Costco Decides to Keep $1.50 Hot Dog-and-Soda Combo Despite Inflation

Costco’s chief financial officer, Richard Galanti, was asked during a presentation on its fourth-fiscal-quarter results what categories it’s harvesting extra margin on to offset the margin squeeze in other areas, including the noted hot-dog-and-soda combo.

“Lightning just struck me,” he quipped, according to a transcript on S&P Global Market Intelligence.

“We really don’t look at it that way. I think the thing I mentioned earlier about there [being] some businesses that are doing well with margin, like [the] gas business, [in] a smaller way — in the travel business, those things help us be more aggressive in other areas, or, as you mentioned, hold the price on the hot dog and the soda a little longer — forever. But at the end of the day, no, I don’t think we necessarily look to find places where we can harvest margin.”

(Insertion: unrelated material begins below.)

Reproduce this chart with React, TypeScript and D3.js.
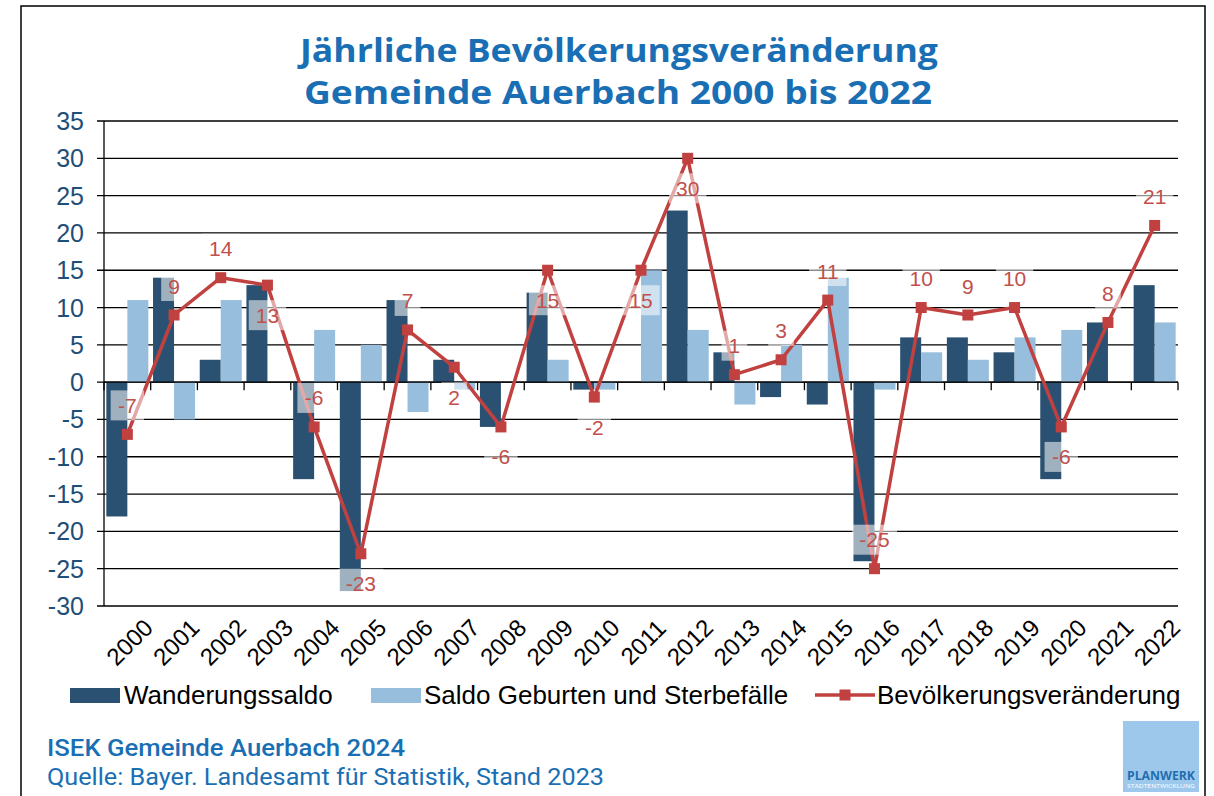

The hot-dog-and-soda combination, a prepared-food offering that is a hallmark for many of a visit to the warehouse retailer, has taken on a life of its own. When inflation started accelerating in May, an executive publicly proclaimed that it was holding the combination constant at the same price in effect since the 1980s.

Famously, Costco co-founder Jim Sinegal threatened to kill Craig Jelinek, the current CEO, when he considered raising the price.